A pretty binary star system climbs across the southern sky on summer nights. Gamma Delphini represents the snout of Delphinus, the dolphin. The little constellation is in the east as night falls, with the snout on the left and the tail on the right.
Under dark skies, Gamma Delphini is visible to the unaided eye as a single point of light. But a small telescope shows that it’s not single at all. Instead, the system consists of two stars. On average, they’re separated by about 30 billion miles — a gap that’s wide enough for us to see the system’s individual members.
One of the stars is white or pale yellow, while the other is yellow-orange. Seen side by side, though, the contrast between the two looks much more pronounced. So to most observers, the pale star looks blue, while the other looks orange.

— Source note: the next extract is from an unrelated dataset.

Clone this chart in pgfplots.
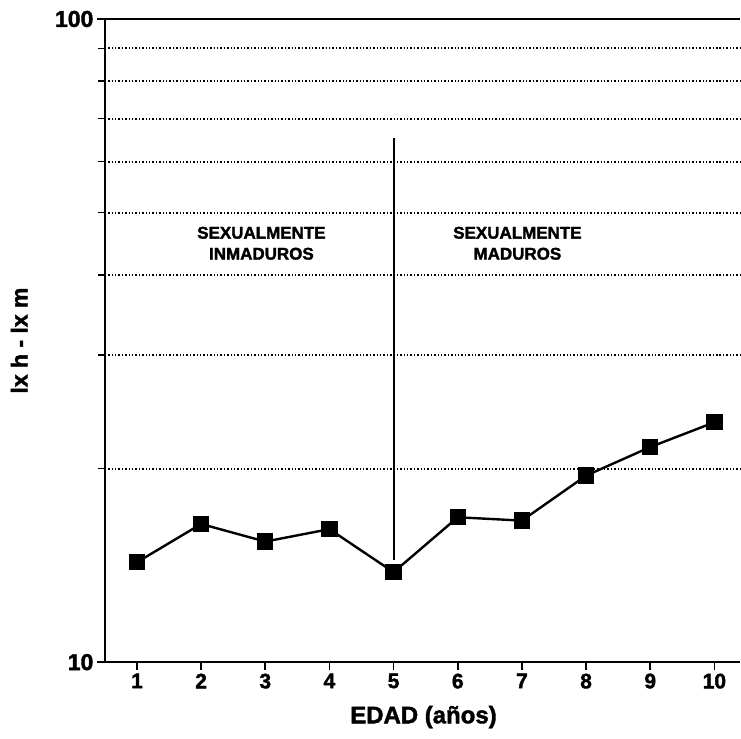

The colors reveal the surface temperatures of the two stars. The pale star is hotter than the Sun, while the orange star is cooler than the Sun.
Not long ago, the orange star would have looked much like its companion does now. But it used up the hydrogen fuel in its core. That caused the core to shrink and get hotter. The extra radiation pushed on the surrounding layers of gas, causing them to puff outward. As they did so, they got cooler, which changed the star’s color from white to yellow-orange.
Before long, the companion will undergo the same process — adding a bit more color to the celestial dolphin.